#### Request
Retype the records below from their first line through the line holding "labelpad=9)", including both ends and no pictures.

********************

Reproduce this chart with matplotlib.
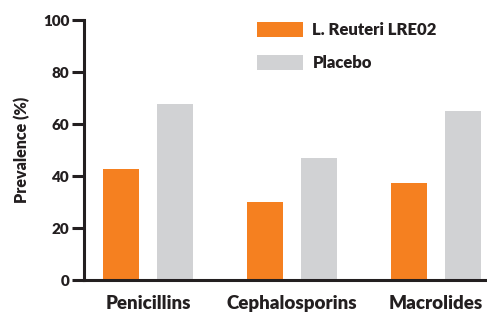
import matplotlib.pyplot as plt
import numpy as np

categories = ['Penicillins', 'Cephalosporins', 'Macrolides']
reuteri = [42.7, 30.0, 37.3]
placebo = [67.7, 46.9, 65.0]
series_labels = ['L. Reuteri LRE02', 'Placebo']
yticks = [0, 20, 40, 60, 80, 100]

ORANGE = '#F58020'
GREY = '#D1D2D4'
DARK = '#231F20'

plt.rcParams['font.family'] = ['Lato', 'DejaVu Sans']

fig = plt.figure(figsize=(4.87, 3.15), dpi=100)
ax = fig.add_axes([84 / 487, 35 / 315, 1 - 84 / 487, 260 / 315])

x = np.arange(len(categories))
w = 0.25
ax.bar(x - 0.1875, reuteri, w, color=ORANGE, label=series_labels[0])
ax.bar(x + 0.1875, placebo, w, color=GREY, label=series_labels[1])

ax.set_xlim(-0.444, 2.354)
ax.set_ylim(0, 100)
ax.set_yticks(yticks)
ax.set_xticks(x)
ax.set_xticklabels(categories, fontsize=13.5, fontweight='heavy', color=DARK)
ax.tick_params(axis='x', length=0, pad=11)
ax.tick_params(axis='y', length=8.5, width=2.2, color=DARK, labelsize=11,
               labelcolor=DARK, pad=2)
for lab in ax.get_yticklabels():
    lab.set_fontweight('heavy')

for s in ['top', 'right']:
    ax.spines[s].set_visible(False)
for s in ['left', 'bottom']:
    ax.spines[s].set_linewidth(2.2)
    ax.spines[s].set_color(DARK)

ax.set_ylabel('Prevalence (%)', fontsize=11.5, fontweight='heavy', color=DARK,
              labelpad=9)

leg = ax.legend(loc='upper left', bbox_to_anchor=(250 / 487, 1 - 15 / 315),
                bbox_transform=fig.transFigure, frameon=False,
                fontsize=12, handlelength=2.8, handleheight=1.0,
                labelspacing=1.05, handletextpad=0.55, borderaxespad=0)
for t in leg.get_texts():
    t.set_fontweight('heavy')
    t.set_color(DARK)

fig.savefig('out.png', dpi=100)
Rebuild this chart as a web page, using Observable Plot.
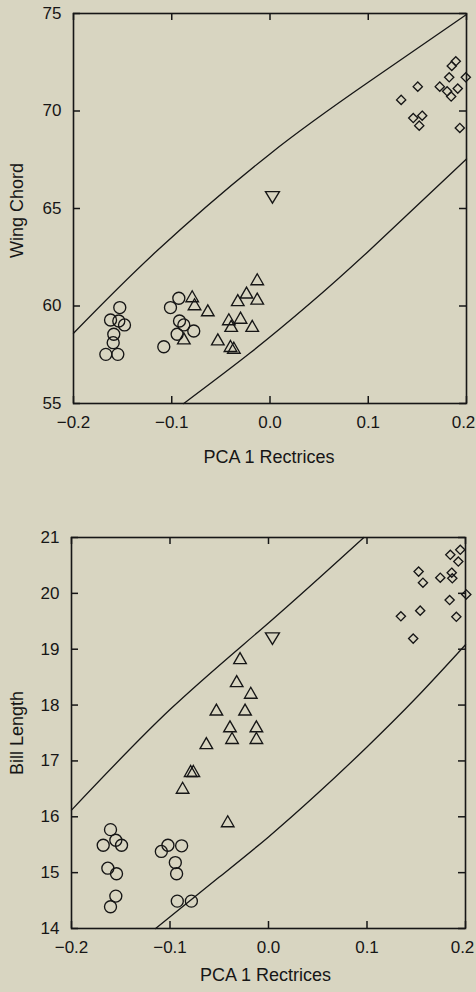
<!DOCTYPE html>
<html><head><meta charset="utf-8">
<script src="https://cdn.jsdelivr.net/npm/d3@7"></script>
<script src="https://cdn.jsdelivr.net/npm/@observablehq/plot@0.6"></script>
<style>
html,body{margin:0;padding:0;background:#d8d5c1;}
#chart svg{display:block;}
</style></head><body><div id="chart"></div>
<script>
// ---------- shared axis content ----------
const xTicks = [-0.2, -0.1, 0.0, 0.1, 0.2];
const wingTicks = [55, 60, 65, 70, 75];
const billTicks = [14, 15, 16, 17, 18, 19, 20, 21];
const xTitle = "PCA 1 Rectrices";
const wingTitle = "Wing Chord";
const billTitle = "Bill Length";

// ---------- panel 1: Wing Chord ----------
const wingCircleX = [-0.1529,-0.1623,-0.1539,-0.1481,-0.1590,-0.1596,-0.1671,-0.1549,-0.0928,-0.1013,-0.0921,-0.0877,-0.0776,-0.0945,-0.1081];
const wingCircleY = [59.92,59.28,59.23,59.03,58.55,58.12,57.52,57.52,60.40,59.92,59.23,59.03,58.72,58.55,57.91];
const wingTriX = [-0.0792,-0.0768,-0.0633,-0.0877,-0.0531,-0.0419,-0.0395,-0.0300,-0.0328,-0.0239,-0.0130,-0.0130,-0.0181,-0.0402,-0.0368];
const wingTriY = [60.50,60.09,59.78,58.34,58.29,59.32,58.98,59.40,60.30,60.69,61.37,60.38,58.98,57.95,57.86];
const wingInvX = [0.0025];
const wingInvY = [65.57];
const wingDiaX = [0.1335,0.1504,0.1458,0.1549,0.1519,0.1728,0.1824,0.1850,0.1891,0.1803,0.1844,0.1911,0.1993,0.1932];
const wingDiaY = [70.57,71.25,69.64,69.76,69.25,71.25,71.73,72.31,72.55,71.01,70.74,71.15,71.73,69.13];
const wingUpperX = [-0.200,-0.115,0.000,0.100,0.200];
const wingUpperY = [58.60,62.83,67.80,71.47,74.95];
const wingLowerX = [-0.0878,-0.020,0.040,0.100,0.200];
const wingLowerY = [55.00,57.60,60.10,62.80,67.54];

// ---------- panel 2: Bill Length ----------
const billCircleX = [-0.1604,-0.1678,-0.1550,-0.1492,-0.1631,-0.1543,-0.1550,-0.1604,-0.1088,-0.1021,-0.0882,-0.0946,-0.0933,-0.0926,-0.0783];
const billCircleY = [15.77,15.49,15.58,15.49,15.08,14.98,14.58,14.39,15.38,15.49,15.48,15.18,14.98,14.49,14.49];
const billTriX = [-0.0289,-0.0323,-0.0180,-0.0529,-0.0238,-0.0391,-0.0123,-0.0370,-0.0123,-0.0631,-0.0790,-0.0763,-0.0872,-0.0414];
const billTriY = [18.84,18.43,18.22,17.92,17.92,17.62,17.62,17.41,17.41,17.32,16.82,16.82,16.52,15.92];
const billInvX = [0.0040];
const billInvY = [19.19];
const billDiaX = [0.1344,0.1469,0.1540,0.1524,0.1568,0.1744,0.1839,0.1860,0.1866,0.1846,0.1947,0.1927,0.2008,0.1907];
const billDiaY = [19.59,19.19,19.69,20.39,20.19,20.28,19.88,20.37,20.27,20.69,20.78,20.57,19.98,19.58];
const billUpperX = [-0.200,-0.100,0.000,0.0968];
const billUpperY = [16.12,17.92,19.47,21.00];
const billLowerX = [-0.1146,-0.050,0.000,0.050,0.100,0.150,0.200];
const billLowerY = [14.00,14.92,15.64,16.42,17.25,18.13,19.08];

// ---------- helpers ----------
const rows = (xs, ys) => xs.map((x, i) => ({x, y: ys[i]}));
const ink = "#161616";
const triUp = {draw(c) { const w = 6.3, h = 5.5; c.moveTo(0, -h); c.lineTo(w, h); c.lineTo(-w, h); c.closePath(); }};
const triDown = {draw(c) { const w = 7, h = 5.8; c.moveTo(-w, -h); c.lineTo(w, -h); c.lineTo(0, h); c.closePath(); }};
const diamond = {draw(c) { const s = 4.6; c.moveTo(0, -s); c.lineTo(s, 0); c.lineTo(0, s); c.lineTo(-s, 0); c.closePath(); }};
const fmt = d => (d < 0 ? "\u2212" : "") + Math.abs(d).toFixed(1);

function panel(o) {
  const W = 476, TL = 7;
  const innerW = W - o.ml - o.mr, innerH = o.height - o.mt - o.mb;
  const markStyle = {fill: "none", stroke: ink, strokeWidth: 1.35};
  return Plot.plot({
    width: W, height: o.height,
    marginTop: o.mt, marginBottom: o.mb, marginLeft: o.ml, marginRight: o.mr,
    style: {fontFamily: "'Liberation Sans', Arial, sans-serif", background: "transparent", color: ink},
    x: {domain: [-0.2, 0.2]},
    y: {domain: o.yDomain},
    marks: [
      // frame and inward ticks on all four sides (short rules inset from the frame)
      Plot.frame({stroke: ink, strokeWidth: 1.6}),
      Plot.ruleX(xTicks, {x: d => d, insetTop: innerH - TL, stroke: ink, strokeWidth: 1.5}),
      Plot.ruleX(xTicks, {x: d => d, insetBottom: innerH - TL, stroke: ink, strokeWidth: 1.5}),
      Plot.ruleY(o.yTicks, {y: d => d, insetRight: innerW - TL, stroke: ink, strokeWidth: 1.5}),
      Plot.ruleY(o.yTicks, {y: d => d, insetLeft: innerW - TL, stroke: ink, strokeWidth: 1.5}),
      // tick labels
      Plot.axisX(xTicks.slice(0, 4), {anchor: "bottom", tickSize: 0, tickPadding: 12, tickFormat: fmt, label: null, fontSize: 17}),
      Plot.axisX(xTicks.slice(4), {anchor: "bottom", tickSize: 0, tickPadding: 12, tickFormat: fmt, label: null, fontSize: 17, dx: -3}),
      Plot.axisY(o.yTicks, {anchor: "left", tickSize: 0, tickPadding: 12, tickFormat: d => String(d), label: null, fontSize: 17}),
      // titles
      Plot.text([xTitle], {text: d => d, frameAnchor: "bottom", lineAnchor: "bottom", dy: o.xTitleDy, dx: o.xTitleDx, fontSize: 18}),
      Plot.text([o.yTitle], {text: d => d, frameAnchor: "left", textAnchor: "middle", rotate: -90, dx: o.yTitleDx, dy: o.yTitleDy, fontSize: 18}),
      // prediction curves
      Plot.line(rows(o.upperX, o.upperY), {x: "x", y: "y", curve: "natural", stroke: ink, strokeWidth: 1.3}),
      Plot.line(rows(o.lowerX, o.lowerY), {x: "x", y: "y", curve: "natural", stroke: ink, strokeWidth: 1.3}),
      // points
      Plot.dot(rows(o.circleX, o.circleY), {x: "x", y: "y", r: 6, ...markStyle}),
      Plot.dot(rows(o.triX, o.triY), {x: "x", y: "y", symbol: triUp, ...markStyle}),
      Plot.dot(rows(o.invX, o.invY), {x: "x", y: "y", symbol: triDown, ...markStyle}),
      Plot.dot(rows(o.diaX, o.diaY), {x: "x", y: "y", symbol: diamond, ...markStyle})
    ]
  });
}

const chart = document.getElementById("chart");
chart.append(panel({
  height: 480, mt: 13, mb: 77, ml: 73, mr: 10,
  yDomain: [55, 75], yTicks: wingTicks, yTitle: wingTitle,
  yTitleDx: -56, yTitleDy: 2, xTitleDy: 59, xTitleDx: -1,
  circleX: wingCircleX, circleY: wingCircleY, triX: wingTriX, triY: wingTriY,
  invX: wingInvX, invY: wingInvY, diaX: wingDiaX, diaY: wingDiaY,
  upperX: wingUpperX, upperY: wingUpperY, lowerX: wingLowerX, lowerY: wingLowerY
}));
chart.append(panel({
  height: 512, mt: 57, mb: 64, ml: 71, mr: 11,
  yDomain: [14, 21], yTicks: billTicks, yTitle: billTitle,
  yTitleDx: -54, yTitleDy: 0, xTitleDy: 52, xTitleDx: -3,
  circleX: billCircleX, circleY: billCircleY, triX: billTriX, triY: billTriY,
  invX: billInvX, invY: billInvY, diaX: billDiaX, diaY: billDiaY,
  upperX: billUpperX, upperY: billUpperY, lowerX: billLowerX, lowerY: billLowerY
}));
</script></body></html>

********************

#### Task response
Reproduce this chart with matplotlib.
import matplotlib.pyplot as plt
import numpy as np

categories = ['Penicillins', 'Cephalosporins', 'Macrolides']
reuteri = [42.7, 30.0, 37.3]
placebo = [67.7, 46.9, 65.0]
series_labels = ['L. Reuteri LRE02', 'Placebo']
yticks = [0, 20, 40, 60, 80, 100]

ORANGE = '#F58020'
GREY = '#D1D2D4'
DARK = '#231F20'

plt.rcParams['font.family'] = ['Lato', 'DejaVu Sans']

fig = plt.figure(figsize=(4.87, 3.15), dpi=100)
ax = fig.add_axes([84 / 487, 35 / 315, 1 - 84 / 487, 260 / 315])

x = np.arange(len(categories))
w = 0.25
ax.bar(x - 0.1875, reuteri, w, color=ORANGE, label=series_labels[0])
ax.bar(x + 0.1875, placebo, w, color=GREY, label=series_labels[1])

ax.set_xlim(-0.444, 2.354)
ax.set_ylim(0, 100)
ax.set_yticks(yticks)
ax.set_xticks(x)
ax.set_xticklabels(categories, fontsize=13.5, fontweight='heavy', color=DARK)
ax.tick_params(axis='x', length=0, pad=11)
ax.tick_params(axis='y', length=8.5, width=2.2, color=DARK, labelsize=11,
               labelcolor=DARK, pad=2)
for lab in ax.get_yticklabels():
    lab.set_fontweight('heavy')

for s in ['top', 'right']:
    ax.spines[s].set_visible(False)
for s in ['left', 'bottom']:
    ax.spines[s].set_linewidth(2.2)
    ax.spines[s].set_color(DARK)

ax.set_ylabel('Prevalence (%)', fontsize=11.5, fontweight='heavy', color=DARK,
              labelpad=9)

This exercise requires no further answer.